Вот такую белиберду она сочиняла часами, если собрать всю за неделю, хотя понимала нелепость подобных занятий не хуже всякого другого. Но как удержишься, когда на твоих глазах человек так открыто говорит одно, делает другое и утверждает, что делал третье и оно-то и есть первое. Еще ее раздражало, что он, робея и теряясь перед каждой мелочью, отнюдь не робел перед ней, как будто она самая незначительная и слабосильная вещь на свете. Например, видя очередь, он сразу терял голову и вел себя как паникер при крике: "Отрезали!" – с энергией ужаса. Вот и сейчас, чуть только вошли в магазин и он из-за ее плеча увидел довольно длинную очередь, от ужаса он начал терять рассудок, у него уже появились позывы отпихнуть ее и своим полуприседающим семенящим бегом припустить к концу очереди, чтобы перегнать величавую даму в розовых брюках. Пока он еще сдерживался, только ладонью нажимал ей на талию слева, не так сильно, чтобы оттолкнуть ее, но все же, видимо, частично утоляя снедавший его огонь желания. Но это было последнее усилие.

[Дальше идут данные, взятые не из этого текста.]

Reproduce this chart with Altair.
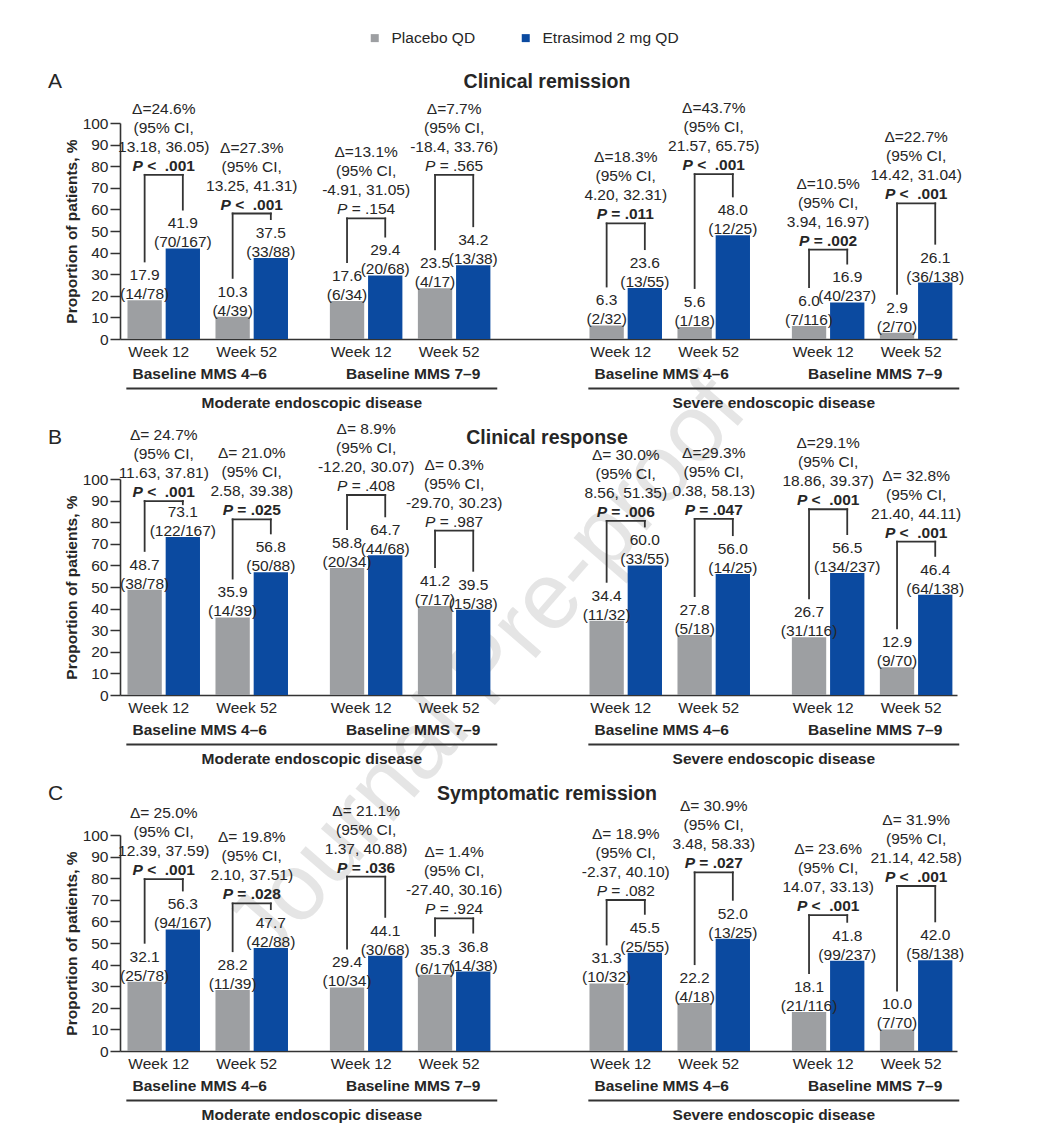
import altair as alt
import pandas as pd

# ---------------- data ----------------
treatments = ["Placebo QD", "Etrasimod 2 mg QD"]
diseases = ["Moderate endoscopic disease", "Severe endoscopic disease"]
mms_groups = ["Baseline MMS 4–6", "Baseline MMS 7–9"]
weeks = ["Week 12", "Week 52"]
panel_letters = ["A", "B", "C"]
panel_titles = ["Clinical remission", "Clinical response", "Symptomatic remission"]

# order: Mod 4-6 W12, Mod 4-6 W52, Mod 7-9 W12, Mod 7-9 W52, Sev 4-6 W12, Sev 4-6 W52, Sev 7-9 W12, Sev 7-9 W52
rem_placebo = [17.9, 10.3, 17.6, 23.5, 6.3, 5.6, 6.0, 2.9]
rem_placebo_n = ["14/78", "4/39", "6/34", "4/17", "2/32", "1/18", "7/116", "2/70"]
rem_etra = [41.9, 37.5, 29.4, 34.2, 23.6, 48.0, 16.9, 26.1]
rem_etra_n = ["70/167", "33/88", "20/68", "13/38", "13/55", "12/25", "40/237", "36/138"]
rem_delta = ["Δ=24.6%", "Δ=27.3%", "Δ=13.1%", "Δ=7.7%", "Δ=18.3%", "Δ=43.7%", "Δ=10.5%", "Δ=22.7%"]
rem_ci = ["13.18, 36.05)", "13.25, 41.31)", "-4.91, 31.05)", "-18.4, 33.76)",
          "4.20, 32.31)", "21.57, 65.75)", "3.94, 16.97)", "14.42, 31.04)"]
rem_p = ["<  .001", "<  .001", "= .154", "= .565", "= .011", "<  .001", "= .002", "<  .001"]
rem_sig = [True, True, False, False, True, True, True, True]
rem_bracket = [76.0, 58.1, 55.8, 76.0, 53.5, 76.3, 41.4, 62.8]

res_placebo = [48.7, 35.9, 58.8, 41.2, 34.4, 27.8, 26.7, 12.9]
res_placebo_n = ["38/78", "14/39", "20/34", "7/17", "11/32", "5/18", "31/116", "9/70"]
res_etra = [73.1, 56.8, 64.7, 39.5, 60.0, 56.0, 56.5, 46.4]
res_etra_n = ["122/167", "50/88", "44/68", "15/38", "33/55", "14/25", "134/237", "64/138"]
res_delta = ["Δ= 24.7%", "Δ= 21.0%", "Δ= 8.9%", "Δ= 0.3%", "Δ= 30.0%", "Δ=29.3%", "Δ=29.1%", "Δ= 32.8%"]
res_ci = ["11.63, 37.81)", "2.58, 39.38)", "-12.20, 30.07)", "-29.70, 30.23)",
          "8.56, 51.35)", "0.38, 58.13)", "18.86, 39.37)", "21.40, 44.11)"]
res_p = ["<  .001", "= .025", "= .408", "= .987", "= .006", "= .047", "<  .001", "<  .001"]
res_sig = [True, True, False, False, True, True, True, True]
res_bracket = [89.8, 81.3, 92.6, 76.1, 80.6, 81.5, 86.0, 71.0]

sym_placebo = [32.1, 28.2, 29.4, 35.3, 31.3, 22.2, 18.1, 10.0]
sym_placebo_n = ["25/78", "11/39", "10/34", "6/17", "10/32", "4/18", "21/116", "7/70"]
sym_etra = [56.3, 47.7, 44.1, 36.8, 45.5, 52.0, 41.8, 42.0]
sym_etra_n = ["94/167", "42/88", "30/68", "14/38", "25/55", "13/25", "99/237", "58/138"]
sym_delta = ["Δ= 25.0%", "Δ= 19.8%", "Δ= 21.1%", "Δ= 1.4%", "Δ= 18.9%", "Δ= 30.9%", "Δ= 23.6%", "Δ= 31.9%"]
sym_ci = ["12.39, 37.59)", "2.10, 37.51)", "1.37, 40.88)", "-27.40, 30.16)",
          "-2.37, 40.10)", "3.48, 58.33)", "14.07, 33.13)", "21.14, 42.58)"]
sym_p = ["<  .001", "= .028", "= .036", "= .924", "= .082", "= .027", "<  .001", "<  .001"]
sym_sig = [True, True, True, False, False, True, True, True]
sym_bracket = [79.6, 68.3, 80.7, 61.4, 69.9, 82.7, 62.9, 76.4]

# ---------------- layout / style ----------------
FONT = "Liberation Sans"
FS = 15.5
LH = 19
TXT = "#262626"
AXC = "#333333"
GRAY = "#9d9fa2"
BLUE = "#0b4aa0"
W, H = 837, 216
UNIT = 88.0
XMIN = -0.497
XMAX = XMIN + W / UNIT
MMS_STEP, DIS_STEP = 2.3, 5.25
BAR_IN, BAR_OUT = 0.022, 0.412
LEG_GAP = 18.0
MMS_DX = [-8, 3]

slots = []
for d in range(2):
    for m in range(2):
        for w in range(2):
            slots.append((d, m, w, d * DIS_STEP + m * MMS_STEP + w))

EM = {"P": 0.667, " ": 0.278, "<": 0.584, "=": 0.584, ".": 0.278}


def em_width(s):
    return sum(EM.get(c, 0.556) for c in s)


xscale = alt.Scale(domain=[XMIN, XMAX], nice=False, zero=False)
yscale = alt.Scale(domain=[0, 100], nice=False)

XAX = alt.Axis(domain=True, labels=False, ticks=False, title=None, grid=False,
               domainColor=AXC, domainWidth=1.6)
YAX = alt.Axis(values=list(range(0, 101, 10)), grid=False, tickSize=10,
               tickWidth=1.5, tickColor=AXC, domainColor=AXC, domainWidth=1.6,
               labelFont=FONT, labelFontSize=FS, labelColor=TXT, labelPadding=2,
               title="Proportion of patients, %", titleFont=FONT,
               titleFontSize=FS, titleFontWeight="bold", titleColor=TXT,
               titleX=-49, titleY=H / 2, titleAngle=270, titleAlign="center",
               titleBaseline="middle")

LEGEND = alt.Legend(orient="none", legendX=247, legendY=-93, direction="horizontal",
                    title=None, symbolType="square", symbolSize=64, symbolStrokeWidth=0,
                    labelFontSize=FS, labelFont=FONT, labelColor=TXT, columnPadding=42,
                    labelOffset=9, padding=0)


def X(f):
    return alt.X(f, scale=xscale, axis=XAX)


def Y(f):
    return alt.Y(f, scale=yscale, axis=YAX)


def tx(df, **kw):
    base = dict(font=FONT, fontSize=FS, color=TXT)
    base.update(kw)
    return alt.Chart(df).mark_text(**base)


def make_panel(idx, placebo, placebo_n, etra, etra_n, delta, ci, pv, sig, bracket, watermark=False):
    bars, labels, legs, tops, ann, prow = [], [], [], [], [], []
    for i, (d, m, w, pos) in enumerate(slots):
        for t, val, n, lo, hi in [(treatments[0], placebo[i], placebo_n[i], pos - BAR_OUT, pos - BAR_IN),
                                  (treatments[1], etra[i], etra_n[i], pos + BAR_IN, pos + BAR_OUT)]:
            bars.append({"x1": lo, "x2": hi, "v": val, "treatment": t})
            labels.append({"xc": (lo + hi) / 2, "v": val, "lab": f"{val:.1f}\n({n})"})
        xl, xr = pos - (BAR_OUT + BAR_IN) / 2, pos + (BAR_OUT + BAR_IN) / 2
        yl = min(placebo[i] + LEG_GAP, bracket[i] - 1.5)
        yr = min(etra[i] + LEG_GAP, bracket[i] - 1.5)
        legs.append({"x": xl, "y1": yl, "y2": bracket[i]})
        legs.append({"x": xr, "y1": yr, "y2": bracket[i]})
        tops.append({"x1": xl, "x2": xr, "y": bracket[i]})
        ann.append({"x": pos, "y": bracket[i], "txt": f"{delta[i]}\n(95% CI,\n{ci[i]}"})
        wpx = em_width("P " + pv[i]) * FS
        x0 = pos - (wpx / 2) / UNIT
        prow.append({"xp": x0, "xr": x0 + (EM["P"] + EM[" "]) * FS / UNIT, "y": bracket[i],
                     "rest": pv[i].replace(" ", "\u00a0"), "sig": sig[i]})
    bars, labels, legs, tops = map(pd.DataFrame, (bars, labels, legs, tops))
    ann, prow = pd.DataFrame(ann), pd.DataFrame(prow)
    psig, pns = prow[prow.sig], prow[~prow.sig]

    weeks_df = pd.DataFrame([{"x": s[3], "t": weeks[s[2]]} for s in slots])
    mms_df = pd.DataFrame([{"x": (slots[k][3] + slots[k + 1][3]) / 2 + MMS_DX[slots[k][1]] / UNIT,
                            "t": mms_groups[slots[k][1]]} for k in range(0, 8, 2)])
    und = pd.DataFrame([{"x1": slots[k][3] - 0.425, "x2": slots[k + 3][3] + 0.49,
                         "xc": (slots[k][3] - 0.425 + slots[k + 3][3] + 0.49) / 2,
                         "t": diseases[slots[k][0]]} for k in (0, 4)])

    layers = []
    if watermark:
        layers.append(tx(pd.DataFrame({"t": ["Journal Pre-proof"]}), fontSize=95, color="#e5e5e5",
                         angle=311, align="center", baseline="middle")
                      .encode(x=alt.value(367), y=alt.value(547), text="t:N"))
    bar_layer = alt.Chart(bars).mark_bar().encode(
        x=X("x1:Q"), x2="x2:Q", y=Y("v:Q"), y2=alt.datum(0),
        color=alt.Color("treatment:N", scale=alt.Scale(domain=treatments, range=[GRAY, BLUE]),
                        legend=LEGEND),
    )
    layers.append(bar_layer)
    # multi-line text: first line sits at y, later lines go downward
    layers.append(tx(labels, lineBreak="\n", lineHeight=LH, baseline="bottom", dy=2 - LH)
                  .encode(x=X("xc:Q"), y=Y("v:Q"), text="lab:N"))
    layers.append(alt.Chart(legs).mark_rule(color=AXC, strokeWidth=1.8, strokeCap="square")
                  .encode(x=X("x:Q"), y=Y("y1:Q"), y2="y2:Q"))
    layers.append(alt.Chart(tops).mark_rule(color=AXC, strokeWidth=1.8, strokeCap="square")
                  .encode(x=X("x1:Q"), x2="x2:Q", y=Y("y:Q")))
    layers.append(tx(ann, lineBreak="\n", lineHeight=LH, baseline="bottom", dy=-1 - 3 * LH)
                  .encode(x=X("x:Q"), y=Y("y:Q"), text="txt:N"))
    for dfp, wt in ((psig, "bold"), (pns, "normal")):
        if len(dfp):
            dfp = dfp.assign(P="P")
            layers.append(tx(dfp, align="left", baseline="bottom", dy=-1, fontStyle="italic",
                             fontWeight=wt).encode(x=X("xp:Q"), y=Y("y:Q"), text="P:N"))
            layers.append(tx(dfp, align="left", baseline="bottom", dy=-1, fontWeight=wt)
                          .encode(x=X("xr:Q"), y=Y("y:Q"), text="rest:N"))
    layers.append(tx(weeks_df, baseline="middle", dx=-5)
                  .encode(x=X("x:Q"), y=alt.value(H + 13), text="t:N"))
    layers.append(tx(mms_df, baseline="middle", fontWeight="bold")
                  .encode(x=X("x:Q"), y=alt.value(H + 35), text="t:N"))
    layers.append(alt.Chart(und).mark_rule(color=AXC, strokeWidth=1.8)
                  .encode(x=X("x1:Q"), x2="x2:Q", y=alt.value(H + 49.5)))
    layers.append(tx(und, baseline="middle", fontWeight="bold")
                  .encode(x=X("xc:Q"), y=alt.value(H + 63.5), text="t:N"))
    hdr = pd.DataFrame({"t": [panel_titles[idx]], "l": [panel_letters[idx]]})
    layers.append(tx(hdr, baseline="middle", fontWeight="bold", fontSize=19.5)
                  .encode(x=alt.value(427), y=alt.value(-41.5), text="t:N"))
    layers.append(tx(hdr, baseline="middle", align="left", fontSize=21)
                  .encode(x=alt.value(-72), y=alt.value(-41.5), text="l:N"))
    return alt.layer(*layers).properties(width=W, height=H)


pA = make_panel(0, rem_placebo, rem_placebo_n, rem_etra, rem_etra_n, rem_delta, rem_ci, rem_p,
                rem_sig, rem_bracket, watermark=True)
pB = make_panel(1, res_placebo, res_placebo_n, res_etra, res_etra_n, res_delta, res_ci, res_p,
                res_sig, res_bracket)
pC = make_panel(2, sym_placebo, sym_placebo_n, sym_etra, sym_etra_n, sym_delta, sym_ci, sym_p,
                sym_sig, sym_bracket)

chart = alt.vconcat(pA, pB, pC, spacing=140, bounds="flush").properties(
    padding={"left": 40, "top": 22, "right": 5, "bottom": 5}, background="white"
).configure_view(stroke=None)

chart.save("out.html", embed_options={"renderer": "svg", "actions": False})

– В сторону! – сбоку закричал грузчик, волочивший по плиточному полу дурашливо взвизгивающий проволочный ящик с молочными бутылками. Этого он уже не вынес.
– В сторону, в сторону! – угодливо подхватил он и начал пихать ее в спину. Она бы и сама ускорила шаг, но дама впереди приостановилась и, ища у себя под ногами, принялась звать: "Жуля, Жуля!" (или, может быть, "Жюля, Жюля!") – звала мерзкую крысовидную собачонку со злобно задранным носиком: собачонка, в ременной сбруе, крутилась у входа. Она повела плечами и оглянулась на него, чтобы он перестал ее пихать, но он с безумно устремленными на конец очереди глазами, бессмысленно бормоча: "В сторону, в сторону!" – и, видно, едва удерживаясь, чтобы не поддать ей коленом, навалился на нее так, что она повалилась на даму. Та, смерив ее взглядом, уступила дорогу – дама как раз вышла из узкого прохода, – а она, наскоро извинившись, поспешила уступить дорогу ему, а сама поскорей стала в кассу, пока он криками не начал посылать ее туда.